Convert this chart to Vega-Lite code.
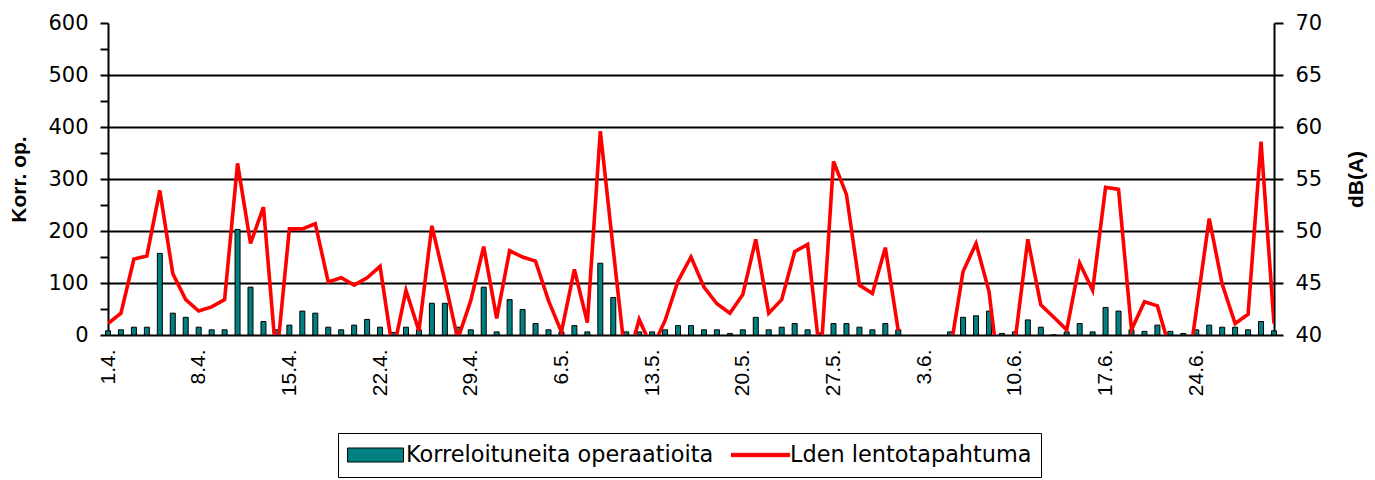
{
  "$schema": "https://vega.github.io/schema/vega-lite/v6.json",
  "width": 1166,
  "height": 312,
  "autosize": {"type": "none"},
  "padding": {"left": 108, "top": 23, "right": 101, "bottom": 145},
  "background": "white",
  "config": {
    "view": {"stroke": null},
    "axis": {"domainColor": "black", "tickColor": "black", "labelColor": "black", "titleColor": "black", "domainWidth": 2, "tickWidth": 2, "gridColor": "black", "gridWidth": 2}
  },
  "data": {"values": [
    {"d": "1.4.", "ops": 8, "lden": 41.1},
    {"d": "2.4.", "ops": 10, "lden": 42.1},
    {"d": "3.4.", "ops": 15, "lden": 47.3},
    {"d": "4.4.", "ops": 15, "lden": 47.6},
    {"d": "5.4.", "ops": 157, "lden": 53.9},
    {"d": "6.4.", "ops": 42, "lden": 45.9},
    {"d": "7.4.", "ops": 34, "lden": 43.4},
    {"d": "8.4.", "ops": 15, "lden": 42.3},
    {"d": "9.4.", "ops": 10, "lden": 42.7},
    {"d": "10.4.", "ops": 10, "lden": 43.4},
    {"d": "11.4.", "ops": 203, "lden": 56.5},
    {"d": "12.4.", "ops": 92, "lden": 48.8},
    {"d": "13.4.", "ops": 26, "lden": 52.3},
    {"d": "14.4.", "ops": 10, "lden": 37.5},
    {"d": "15.4.", "ops": 19, "lden": 50.2},
    {"d": "16.4.", "ops": 46, "lden": 50.2},
    {"d": "17.4.", "ops": 42, "lden": 50.7},
    {"d": "18.4.", "ops": 15, "lden": 45.1},
    {"d": "19.4.", "ops": 10, "lden": 45.5},
    {"d": "20.4.", "ops": 19, "lden": 44.8},
    {"d": "21.4.", "ops": 30, "lden": 45.5},
    {"d": "22.4.", "ops": 15, "lden": 46.6},
    {"d": "23.4.", "ops": 5, "lden": 38.3},
    {"d": "24.4.", "ops": 15, "lden": 44.3},
    {"d": "25.4.", "ops": 10, "lden": 40.4},
    {"d": "26.4.", "ops": 61, "lden": 50.5},
    {"d": "27.4.", "ops": 61, "lden": 45.2},
    {"d": "28.4.", "ops": 15, "lden": 39.6},
    {"d": "29.4.", "ops": 10, "lden": 43.3},
    {"d": "30.4.", "ops": 92, "lden": 48.5},
    {"d": "1.5.", "ops": 6, "lden": 41.6},
    {"d": "2.5.", "ops": 68, "lden": 48.1},
    {"d": "3.5.", "ops": 49, "lden": 47.5},
    {"d": "4.5.", "ops": 22, "lden": 47.1},
    {"d": "5.5.", "ops": 10, "lden": 43.3},
    {"d": "6.5.", "ops": 6, "lden": 40.3},
    {"d": "7.5.", "ops": 18, "lden": 46.3},
    {"d": "8.5.", "ops": 6, "lden": 41.2},
    {"d": "9.5.", "ops": 138, "lden": 59.6},
    {"d": "10.5.", "ops": 72, "lden": 48.2},
    {"d": "11.5.", "ops": 6, "lden": 37},
    {"d": "12.5.", "ops": 6, "lden": 41.5},
    {"d": "13.5.", "ops": 6, "lden": 38.7},
    {"d": "14.5.", "ops": 10, "lden": 41.4},
    {"d": "15.5.", "ops": 18, "lden": 45.2},
    {"d": "16.5.", "ops": 18, "lden": 47.5},
    {"d": "17.5.", "ops": 10, "lden": 44.6},
    {"d": "18.5.", "ops": 10, "lden": 43.0},
    {"d": "19.5.", "ops": 3, "lden": 42.1},
    {"d": "20.5.", "ops": 10, "lden": 43.9},
    {"d": "21.5.", "ops": 34, "lden": 49.2},
    {"d": "22.5.", "ops": 10, "lden": 42.1},
    {"d": "23.5.", "ops": 15, "lden": 43.4},
    {"d": "24.5.", "ops": 22, "lden": 48.0},
    {"d": "25.5.", "ops": 10, "lden": 48.7},
    {"d": "26.5.", "ops": 4, "lden": 37.5},
    {"d": "27.5.", "ops": 22, "lden": 56.7},
    {"d": "28.5.", "ops": 22, "lden": 53.5},
    {"d": "29.5.", "ops": 15, "lden": 44.8},
    {"d": "30.5.", "ops": 10, "lden": 44.0},
    {"d": "31.5.", "ops": 22, "lden": 48.4},
    {"d": "1.6.", "ops": 10, "lden": 40.4},
    {"d": "2.6.", "ops": null, "lden": null},
    {"d": "3.6.", "ops": null, "lden": null},
    {"d": "4.6.", "ops": null, "lden": null},
    {"d": "5.6.", "ops": 6, "lden": 38.4},
    {"d": "6.6.", "ops": 34, "lden": 46.1},
    {"d": "7.6.", "ops": 37, "lden": 48.8},
    {"d": "8.6.", "ops": 46, "lden": 44.2},
    {"d": "9.6.", "ops": 3, "lden": 34},
    {"d": "10.6.", "ops": 6, "lden": 39.3},
    {"d": "11.6.", "ops": 29, "lden": 49.2},
    {"d": "12.6.", "ops": 15, "lden": 42.9},
    {"d": "13.6.", "ops": 0, "lden": 41.7},
    {"d": "14.6.", "ops": 6, "lden": 40.5},
    {"d": "15.6.", "ops": 22, "lden": 46.9},
    {"d": "16.6.", "ops": 6, "lden": 44.3},
    {"d": "17.6.", "ops": 53, "lden": 54.2},
    {"d": "18.6.", "ops": 46, "lden": 54.0},
    {"d": "19.6.", "ops": 10, "lden": 40.5},
    {"d": "20.6.", "ops": 7, "lden": 43.2},
    {"d": "21.6.", "ops": 19, "lden": 42.8},
    {"d": "22.6.", "ops": 7, "lden": 38.5},
    {"d": "23.6.", "ops": 3, "lden": 33.5},
    {"d": "24.6.", "ops": 10, "lden": 42.3},
    {"d": "25.6.", "ops": 19, "lden": 51.2},
    {"d": "26.6.", "ops": 15, "lden": 44.9},
    {"d": "27.6.", "ops": 15, "lden": 41.1},
    {"d": "28.6.", "ops": 10, "lden": 42.0},
    {"d": "29.6.", "ops": 26, "lden": 58.6},
    {"d": "30.6.", "ops": 8, "lden": 41.1}
  ]},
  "encoding": {
    "x": {
      "field": "d",
      "type": "ordinal",
      "scale": {
        "type": "point",
        "padding": 0,
        "domain": ["1.4.","2.4.","3.4.","4.4.","5.4.","6.4.","7.4.","8.4.","9.4.","10.4.","11.4.","12.4.","13.4.","14.4.","15.4.","16.4.","17.4.","18.4.","19.4.","20.4.","21.4.","22.4.","23.4.","24.4.","25.4.","26.4.","27.4.","28.4.","29.4.","30.4.","1.5.","2.5.","3.5.","4.5.","5.5.","6.5.","7.5.","8.5.","9.5.","10.5.","11.5.","12.5.","13.5.","14.5.","15.5.","16.5.","17.5.","18.5.","19.5.","20.5.","21.5.","22.5.","23.5.","24.5.","25.5.","26.5.","27.5.","28.5.","29.5.","30.5.","31.5.","1.6.","2.6.","3.6.","4.6.","5.6.","6.6.","7.6.","8.6.","9.6.","10.6.","11.6.","12.6.","13.6.","14.6.","15.6.","16.6.","17.6.","18.6.","19.6.","20.6.","21.6.","22.6.","23.6.","24.6.","25.6.","26.6.","27.6.","28.6.","29.6.","30.6."]
      },
      "axis": {
        "values": ["1.4.","8.4.","15.4.","22.4.","29.4.","6.5.","13.5.","20.5.","27.5.","3.6.","10.6.","17.6.","24.6."],
        "labelAngle": -90,
        "labelFont": "Liberation Sans",
        "labelFontSize": 21,
        "labelPadding": 14,
        "ticks": false,
        "grid": false,
        "title": null
      }
    }
  },
  "layer": [
    {
      "mark": {"type": "bar", "size": 5, "fill": "#008080", "stroke": "black", "strokeWidth": 1},
      "encoding": {
        "y": {
          "field": "ops",
          "type": "quantitative",
          "scale": {"domain": [0, 600]},
          "axis": {
            "orient": "left",
            "values": [0, 50, 100, 150, 200, 250, 300, 350, 400, 450, 500, 550, 600],
            "labelExpr": "datum.value % 100 === 0 ? datum.label : ''",
            "labelOverlap": false,
            "grid": true,
            "gridOpacity": {"condition": {"test": "datum.value % 100 === 0 && datum.value > 0 && datum.value < 600", "value": 1}, "value": 0},
            "tickSize": 8,
            "labelPadding": 12,
            "labelFont": "DejaVu Sans",
            "labelFontSize": 21,
            "title": "Korr. op.",
            "titleFont": "Liberation Sans",
            "titleFontSize": 21,
            "titleFontWeight": "bold",
            "titlePadding": 18
          }
        }
      }
    },
    {
      "mark": {"type": "line", "stroke": "#ff0000", "strokeWidth": 3.6, "clip": true},
      "encoding": {
        "y": {
          "field": "lden",
          "type": "quantitative",
          "scale": {"domain": [40, 70], "nice": false},
          "axis": {
            "orient": "right",
            "values": [40, 45, 50, 55, 60, 65, 70],
            "grid": false,
            "tickSize": 9,
            "labelPadding": 12,
            "labelFont": "DejaVu Sans",
            "labelFontSize": 21,
            "title": "dB(A)",
            "titleAngle": 270,
            "titleBaseline": "top",
            "titleFont": "Liberation Sans",
            "titleFontSize": 21,
            "titleFontWeight": "bold",
            "titlePadding": 24
          }
        }
      }
    },
    {
      "transform": [{"filter": "false"}],
      "mark": {"type": "point", "filled": true, "opacity": 0},
      "encoding": {
        "color": {
          "datum": "Korreloituneita operaatioita",
          "type": "nominal",
          "scale": {"domain": ["Korreloituneita operaatioita", "Lden lentotapahtuma"], "range": ["#008080", "#ff0000"]},
          "legend": {"orient": "none", "legendX": 230, "legendY": 410, "direction": "horizontal", "title": null, "strokeColor": "black", "padding": 9, "labelFont": "DejaVu Sans", "labelFontSize": 22.4, "labelColor": "black", "labelLimit": 600, "symbolSize": 3136, "symbolStrokeWidth": 1, "symbolOpacity": 1, "clipHeight": 26, "labelOffset": 2, "columnPadding": 17}
        },
        "shape": {
          "datum": "Korreloituneita operaatioita",
          "type": "nominal",
          "scale": {"domain": ["Korreloituneita operaatioita", "Lden lentotapahtuma"], "range": ["M-1,-0.25H1V0.25H-1Z", "M-1.08,-0.06H1.08V0.06H-1.08Z"]},
          "legend": {"orient": "none", "legendX": 230, "legendY": 410, "direction": "horizontal", "title": null, "strokeColor": "black", "padding": 9, "labelFont": "DejaVu Sans", "labelFontSize": 22.4, "labelColor": "black", "labelLimit": 600, "symbolSize": 3136, "symbolStrokeWidth": 1, "symbolOpacity": 1, "clipHeight": 26, "labelOffset": 2, "columnPadding": 17}
        },
        "stroke": {
          "datum": "Korreloituneita operaatioita",
          "type": "nominal",
          "scale": {"domain": ["Korreloituneita operaatioita", "Lden lentotapahtuma"], "range": ["#000000", "#ff0000"]},
          "legend": {"orient": "none", "legendX": 230, "legendY": 410, "direction": "horizontal", "title": null, "strokeColor": "black", "padding": 9, "labelFont": "DejaVu Sans", "labelFontSize": 22.4, "labelColor": "black", "labelLimit": 600, "symbolSize": 3136, "symbolStrokeWidth": 1, "symbolOpacity": 1, "clipHeight": 26, "labelOffset": 2, "columnPadding": 17}
        }
      }
    }
  ],
  "resolve": {"scale": {"y": "independent"}}
}
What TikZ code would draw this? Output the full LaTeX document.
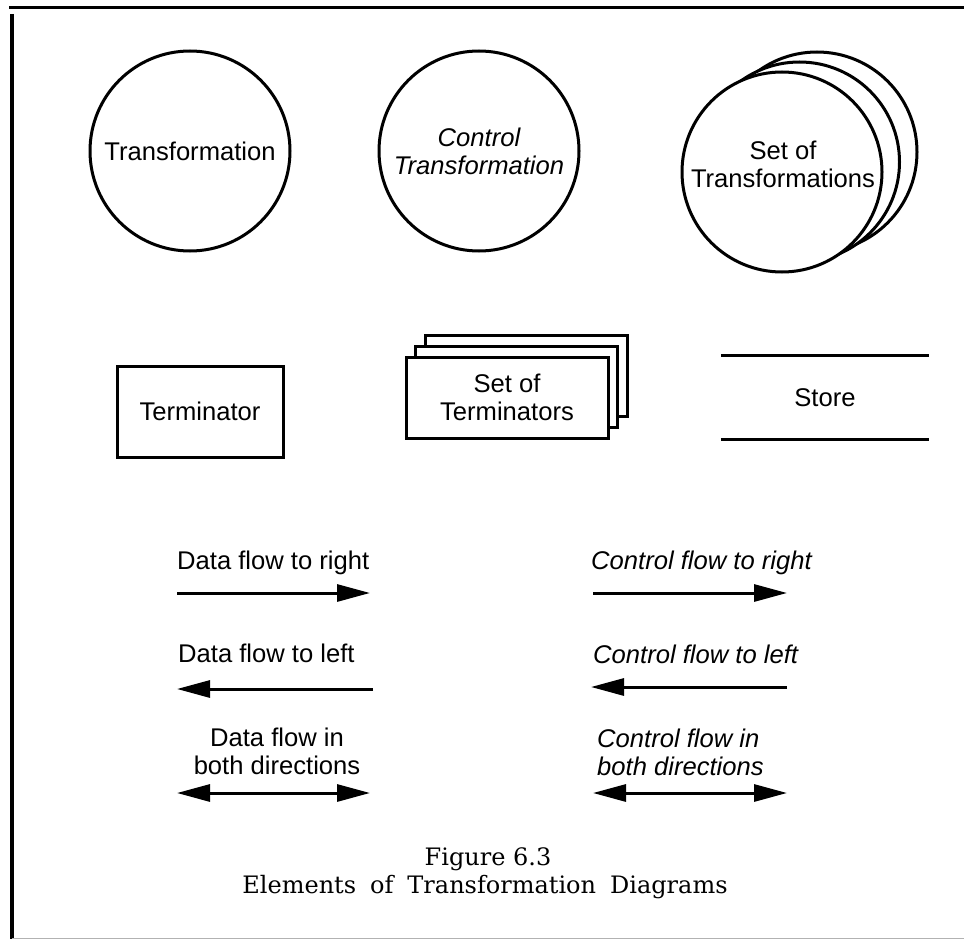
\documentclass[tikz,border=0pt]{standalone}
\usepackage{fontspec}
\setmainfont{Liberation Sans}
\newfontfamily\capfont{DejaVu Serif}
\usetikzlibrary{arrows.meta}

\begin{document}
\begin{tikzpicture}[
  x=1pt, y=-1pt,
  txt/.style={font=\fontsize{25.6}{28}\selectfont, inner sep=0pt,
              align=center},
  itxt/.style={txt, font=\fontsize{25.6}{28}\selectfont\itshape},
  bub/.style={txt, draw=black, line width=3pt, circle,
              minimum size=200pt, fill=white},
  term/.style={txt, draw=black, line width=3pt, rectangle, fill=white},
  flow/.style={line width=3pt, -{Triangle[length=33pt, width=17pt]}},
  flows/.style={line width=3pt,
                {Triangle[length=33pt, width=17pt]}-{Triangle[length=33pt, width=17pt]}},
  figtxt/.style={font=\capfont\fontsize{24}{29}\selectfont, inner sep=0pt},
]
\useasboundingbox (0,0) rectangle (964,939);
% Frame
\draw[line width=3pt] (9,8) -- (964,8);
\draw[line width=4pt] (12,14) -- (12,939);
\draw[black!30, line width=1pt] (12,938) -- (964,938);
% Transformations
\node[bub] (trans) at (190,151) {Transformation};
\node[bub, font=\fontsize{25.6}{28}\selectfont\itshape] (ctrl) at (479,151)
  {Control\\Transformation};
\foreach \k in {2,1}
  \node[bub] (tset\k) at (782+17.5*\k, 172-10*\k) {};
\node[bub] (tset) at (782,172) {};
\node[txt] (tsetlbl) at (783,164) {Set of\\Transformations};
% Terminators and store
\node[term, minimum width=166pt, minimum height=91pt] (term) at (200,411.5)
  {Terminator};
\foreach \k in {2,1}
  \node[term, minimum width=202pt, minimum height=81pt] (tms\k)
    at (507+9.5*\k, 397.5-11*\k) {};
\node[term, minimum width=202pt, minimum height=81pt] (tms) at (507,397.5)
  {Set of\\Terminators};
\node[txt, minimum width=208pt, minimum height=83pt] (store) at (825,397.5)
  {Store};
\draw[line width=3pt] (store.north west) -- (store.north east);
\draw[line width=3pt] (store.south west) -- (store.south east);
% Flow end points
\foreach \nm/\xa/\xb/\yy in {dr/177/370/593, dl/373/177/689, db/177/370/793,
                             cr/593/787/593, cl/787/591/687, cb/593/787/793} {
  \coordinate (\nm a) at (\xa,\yy);
  \coordinate (\nm b) at (\xb,\yy);
}
% Data flows
\node[txt, anchor=base west] (drl) at (177,569) {Data flow to right};
\draw[flow] (dra) -- (drb);
\node[txt, anchor=base west] (dll) at (178,662) {Data flow to left};
\draw[flow] (dla) -- (dlb);
\node[txt, anchor=north] (dbl) at (277,728) {Data flow in\\both directions};
\draw[flows] (dba) -- (dbb);
% Control flows
\node[itxt, anchor=base west] (crl) at (591,569) {Control flow to right};
\draw[flow] (cra) -- (crb);
\node[itxt, anchor=base west] (cll) at (593,663) {Control flow to left};
\draw[flow] (cla) -- (clb);
\node[itxt, align=left, anchor=north west] (cbl) at (597,729)
  {Control flow in\\both directions};
\draw[flows] (cba) -- (cbb);
% Caption
\node[figtxt, anchor=base] (figno) at (488,865) {Figure 6.3};
\node[figtxt, anchor=base] (figttl) at (485,893)
  {\spaceskip=14pt\relax Elements of Transformation Diagrams};
\end{tikzpicture}
\end{document}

====================

- What the task requires
Report how many lines in the listing above include the word "code". Give nothing but the number.

- Exercise solution
2